En utilisant, des propositions lucides et réalisables, une argumentation bien fondée et un langage raffiné, l’auteur souligne l’importance de la concrétisation et de l’expression du discours philosophique. Il s’agit des exercices spirituels qui envahissent tous les aspects de la vie humaine, qui sont écrits sur le possible, sur l’actuel, qui ne sont pas en dehors du monde ni pour demain, qui peuvent être déployés quotidiennement. Encore faut-il remarquer que les leçons sont réadaptées dans le contexte approprié. Elles ne sont pas seulement diachroniques, mais elles sont aussi présentes, fortes et vivantes !
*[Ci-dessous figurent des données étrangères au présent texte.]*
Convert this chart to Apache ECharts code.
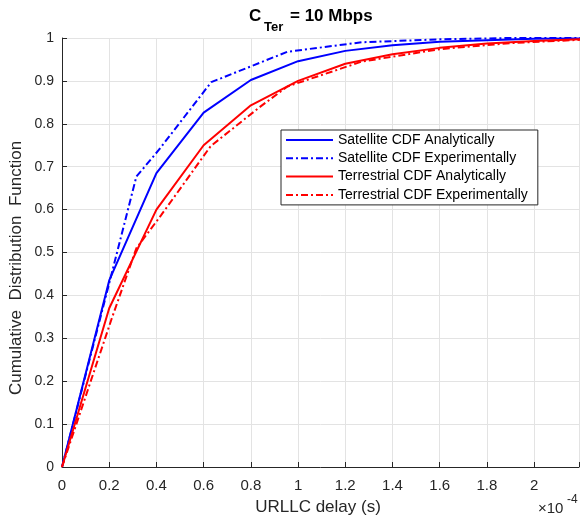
<!DOCTYPE html>
<html><head><meta charset="utf-8">
<script src="https://cdn.jsdelivr.net/npm/echarts@6/dist/echarts.min.js"></script>
<style>html,body{margin:0;padding:0;background:#fff}#c{width:582px;height:517px}</style>
</head><body><div id="c"></div>
<script>
// Data (x in units of 1e-4 s)
const satAnaX = [0, 0.2, 0.4, 0.6, 0.8, 1.0, 1.2, 1.4, 1.6, 1.8, 2.0, 2.2];
const satAnaY = [0, 0.435, 0.685, 0.826, 0.902, 0.946, 0.970, 0.983, 0.991, 0.995, 0.998, 0.999];
const satExpX = [0, 0.21, 0.315, 0.41, 0.632, 0.955, 1.27, 1.6, 1.9, 2.2];
const satExpY = [0, 0.45, 0.677, 0.739, 0.897, 0.968, 0.99, 0.997, 1.0, 1.0];
const terAnaX = [0, 0.2, 0.4, 0.6, 0.8, 1.0, 1.2, 1.4, 1.6, 1.8, 2.0, 2.2];
const terAnaY = [0, 0.37, 0.6, 0.75, 0.843, 0.9, 0.94, 0.962, 0.977, 0.987, 0.993, 0.997];
const terExpX = [0, 0.21, 0.315, 0.42, 0.63, 0.84, 0.955, 1.27, 1.6, 1.9, 2.2];
const terExpY = [0, 0.345, 0.51, 0.587, 0.748, 0.84, 0.887, 0.945, 0.974, 0.988, 0.996];
const names = ['Satellite CDF Analytically', 'Satellite CDF Experimentally', 'Terrestrial CDF Analytically', 'Terrestrial CDF Experimentally'];
const xTicks = [0, 0.2, 0.4, 0.6, 0.8, 1, 1.2, 1.4, 1.6, 1.8, 2];

const zip = (xs, ys) => xs.map((x, i) => [x, ys[i]]);
const FONT = 'Liberation Sans, Arial, Helvetica, sans-serif';
const AX = '#262626';
const dashDot = [7, 3, 2, 3];

const chart = echarts.init(document.getElementById('c'), null, {renderer: 'canvas'});
function mk(name, data, color, dashed) {
  return {
    name, type: 'line', data, symbol: 'none', showSymbol: false, animation: false,
    clip: true,
    lineStyle: {color, width: 2, type: dashed ? dashDot : 'solid'},
    itemStyle: {color}
  };
}
chart.setOption({
  animation: false,
  grid: {left: 62, top: 38, right: 0, bottom: 50, containLabel: false},
  xAxis: {
    type: 'value', min: 0, max: 2.19, interval: 0.2,
    axisLine: {show: true, lineStyle: {color: AX, width: 1}},
    axisTick: {show: true, inside: true, length: 5, lineStyle: {color: AX}},
    axisLabel: {color: AX, fontSize: 15, fontFamily: FONT, margin: 11,
      formatter: v => (xTicks.some(t => Math.abs(t - v) < 1e-6) ? String(+v.toFixed(1)) : '')},
    splitLine: {show: true, lineStyle: {color: '#e3e3e3', width: 1}}
  },
  yAxis: {
    type: 'value', min: 0, max: 1, interval: 0.1,
    axisLine: {show: true, lineStyle: {color: AX, width: 1}},
    axisTick: {show: true, inside: true, length: 5, lineStyle: {color: AX}},
    axisLabel: {color: AX, fontSize: 14, fontFamily: FONT, margin: 8,
      formatter: v => String(+v.toFixed(1))},
    splitLine: {show: true, lineStyle: {color: '#e3e3e3', width: 1}}
  },
  legend: {
    show: true, orient: 'vertical', left: 281, top: 130,
    data: names,
    itemWidth: 47, itemHeight: 14, itemGap: 4.3,
    padding: [3, 10, 3, 4],
    backgroundColor: '#fff', borderColor: AX, borderWidth: 1, borderRadius: 0,
    textStyle: {color: '#000', fontSize: 14, fontFamily: FONT},
    itemStyle: {opacity: 0}
  },
  series: [
    mk(names[0], zip(satAnaX, satAnaY), '#0000ff', false),
    mk(names[1], zip(satExpX, satExpY), '#0000ff', true),
    mk(names[2], zip(terAnaX, terAnaY), '#ff0000', false),
    mk(names[3], zip(terExpX, terExpY), '#ff0000', true)
  ],
  graphic: [
    {type: 'text', left: 249, top: 8, style: {text: 'C', font: 'bold 17px ' + FONT, fill: '#000'}},
    {type: 'text', left: 264, top: 21, style: {text: 'Ter', font: 'bold 13px ' + FONT, fill: '#000'}},
    {type: 'text', left: 290, top: 8, style: {text: '= 10 Mbps', font: 'bold 17px ' + FONT, fill: '#000'}},
    {type: 'text', x: 16, y: 268, rotation: Math.PI / 2,
      style: {text: 'Cumulative  Distribution  Function', font: '17px ' + FONT, fill: AX, align: 'center', verticalAlign: 'middle'}},
    {type: 'text', x: 318, y: 507,
      style: {text: 'URLLC delay (s)', font: '17px ' + FONT, fill: AX, align: 'center', verticalAlign: 'middle'}},
    {type: 'text', x: 538, y: 509,
      style: {text: '×10', font: '15px ' + FONT, fill: AX, align: 'left', verticalAlign: 'middle'}},
    {type: 'text', x: 567, y: 500,
      style: {text: '-4', font: '12px ' + FONT, fill: AX, align: 'left', verticalAlign: 'middle'}}
  ]
});
</script></body></html>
En conclusion, si la philosophie est souvent considérée, de nos jours, comme une occupation exclusivement universitaire, une simple reproduction des idées figées, ou une activité « exilée » dans un cadre complètement théorique, l’œuvre de Xavier Pavie comble non seulement un créneau de l’étude des exercices spirituels mais aussi un fossé dans la compréhension entre theoria et praxis. Cet ouvrage érudit devient lui-même porteur de ses enseignements tant du point de vue de l’écriture que de la lecture et offre au lecteur une nouvelle voie conduisant vers la transformation de soi, la réinvention de sa propre vie, enfin, vers la sagesse ultime.